The cableway stretched across the river for more than 7,500 feet, looking straight down 2,500 feet below. When all of the cave's resources were exhausted in the late 1950s, steps were taken to dismantle the operation (which was compounded by an accident when a U.S. Air Force fighter jet crashed into a wire). Today, remaining structures are still in tact as an homage to the attempts to mine the canyon, open to visitors to take in the beauty and history of the region.
Plan a full day trip to maximize your visit, starting with the "Highpoint Hike," which boasts panoramic views of the Grand Canyon and the Colorado River. Many areas don't have railings, so take caution and keep kiddos close. From there, dine at the edge of the canyon at Guano Deli, where dishes like barbecue shredded beef, salads, and baked chicken are served up along with views of one of the Seven Natural Wonders of the World. End the day at the Hualapai Market, where visitors can shop Native American crafts and jewelry and learn from tribal members.

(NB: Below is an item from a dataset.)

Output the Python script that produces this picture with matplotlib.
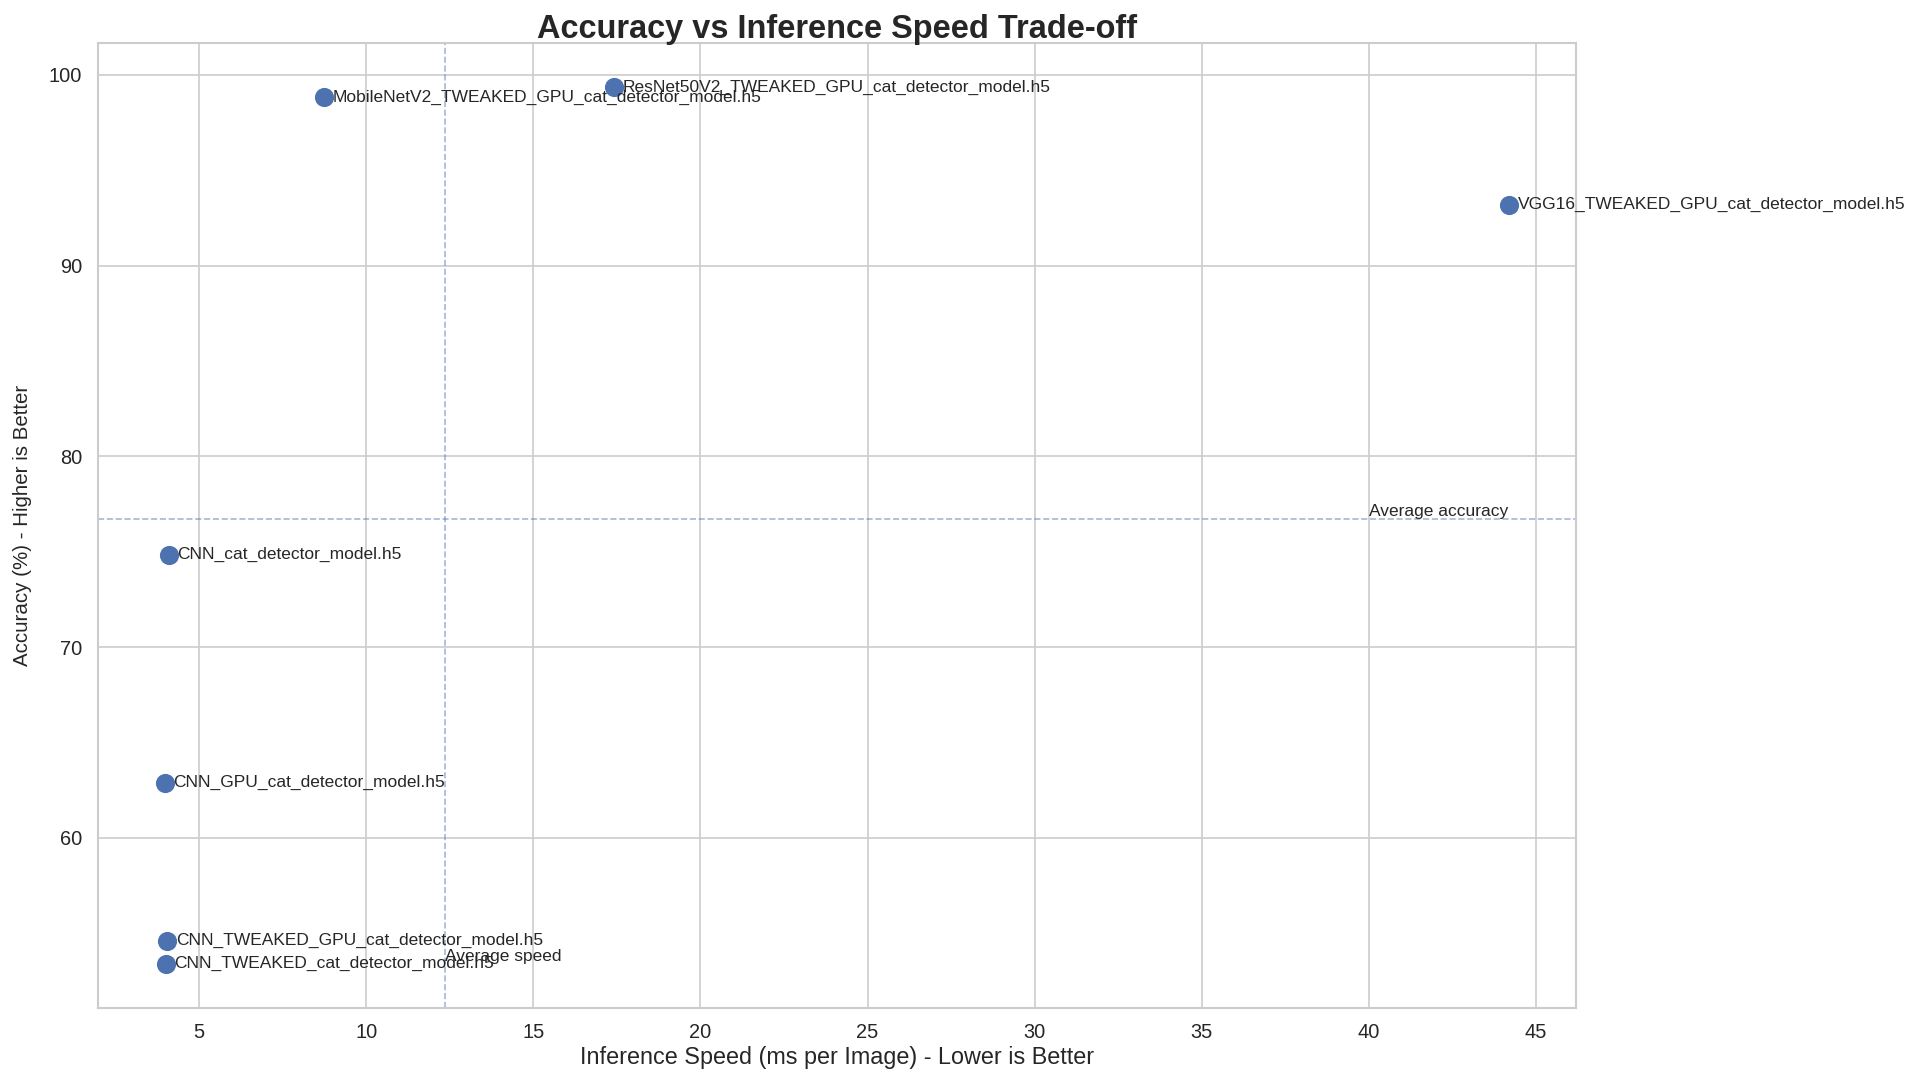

To visit Guano Point, the Hualapai Tribe offers an array of tour packages to choose from. (External companies offers helicopter or other tours pay a fee to the tribe for use.) The Hualapai Legacy Day Pass includes access to the three viewpoints and transportation between them on a hop-on, hop-off bus for $44 per person. That can be upgraded with a meal at one of the viewpoints-including the Guano Deli-for an additional fee. To see all of those points and take a stroll on the Legacy Skywalk, the Legacy Skywalk package is $62. Upgrades from there include meals, helicopter rides, or private shuttles for up to 10 guests to each viewpoint instead of the group bus.